The question is how long can you survive a velociraptor attack, given a 40m head start? Velociraptors have a top speed of 25m/s and accelerate at 4m/s/s. You have a top speed of 6m/s and accelerate "quickly".
This is a fun question... not just because it has dinosaurs in it, because it ends in inevitable carnage, or even that it parodies typical maths/physics questions, but because it's actually something we can code easily - as they do in the wired article. The code actually demonstrates some of the basics of physics sims, as used for both science and games (so I get to tag this post as Algorithms, Science and Games!).
make vX number
make hX number
make vV number
make hV number
make vVmax number
make hVmax number
make vA number
make hA number
make dt number
make t number
when start
.set vX to -40
.set hX to 0
.
.set vV to 0
.set hV to 0
.
.set vVmax to 25
.set hVmax to 6
.
.set vA to 4
.set hA to 1000
.
.set dt to 0.1
.set t to 0
We start by putting all of the information in the question into variables. Not only does this make things clearer in the code, but it means we can tweak them to try out different scenarios. Variables beginning h mean human, while variables beginning v mean velociraptor. The velociraptor starts 40 to the left, everyone starts at 0 speed. We set Vmax as per the question.
In the Wired article the interpret the human "quickly reaching your top speed" to mean an arbitrary 3m/s/s. I've chosen to interpret "quickly" in the spirit of physics textbooks where "light" is a code word for massless, "smooth" really means frictionless, and "quickly" really means "instantly". I've there for made hA=1000.

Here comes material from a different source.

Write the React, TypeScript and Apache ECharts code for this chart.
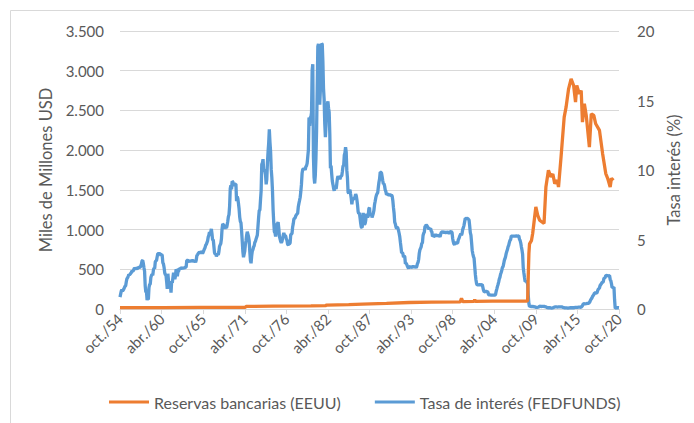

t for time, starts at zero. The standard "numeric" way to handle these kinds of problems is simply to use small time steps, so dt is 0.1.
Now the fun bit:
.repeat until not vX<hX
..change t by dt
..
..
..change vV by vA*dt
..if vV>vVmax
...set vV to vVmax
..
..change hV by hA*dt
..if hV>hVmax
...set hV to hVmax
..
..
..change vX by vV*dt
..change hX by hV*dt
..
.say [vX]
We're going to keep going while the velociraptors position is less then the humans. Each time round the loop represents a tiny fraction of a second.
Acceleration is rate of change of velocity so vV increases by vA each second. We're not looking at a whole second, so vV changes by vA*dt each time around. However vV can't be bigger than vVmax, so if it is we set it back.
Now we know the new velocity, we can calculate how far we move: vV*dt, and similarly or hV.
With that in place we find we survive in impressive 38 seconds. Using the more conservative acceleration of 3m/s for the human the Wired use you only survive about 30 seconds. This code and the wired python code disagree very slightly as the wired code lets vV become greater than vVmax! However the answers get closer together as we make dt smaller.
This is an important point - this sort of code is only an approximation but even with simple code we get good results if we make dt small enough. Making dt bigger makes it less accurate, but your code runs faster. The trick is to find ways to make dt bigger without sacrificing accuracy, but thats getting a bit advanced.
One of the main ways you might use this kind of code is in a game to simulate some kind of object being fired. In that case you have velocity and accretion in X and Y directions.
.set accX to 0
.set accY to -9.8
.repeat until posY<0
..change posX by velX*dt
..change posY by velY*dt
..
..change velX bu accX*dt
..change velY by accY*dt
Typically the acceleration in X is negligible, while the acceleration in Y is due to gravity. Drop this into a game and you've got your first physics engine!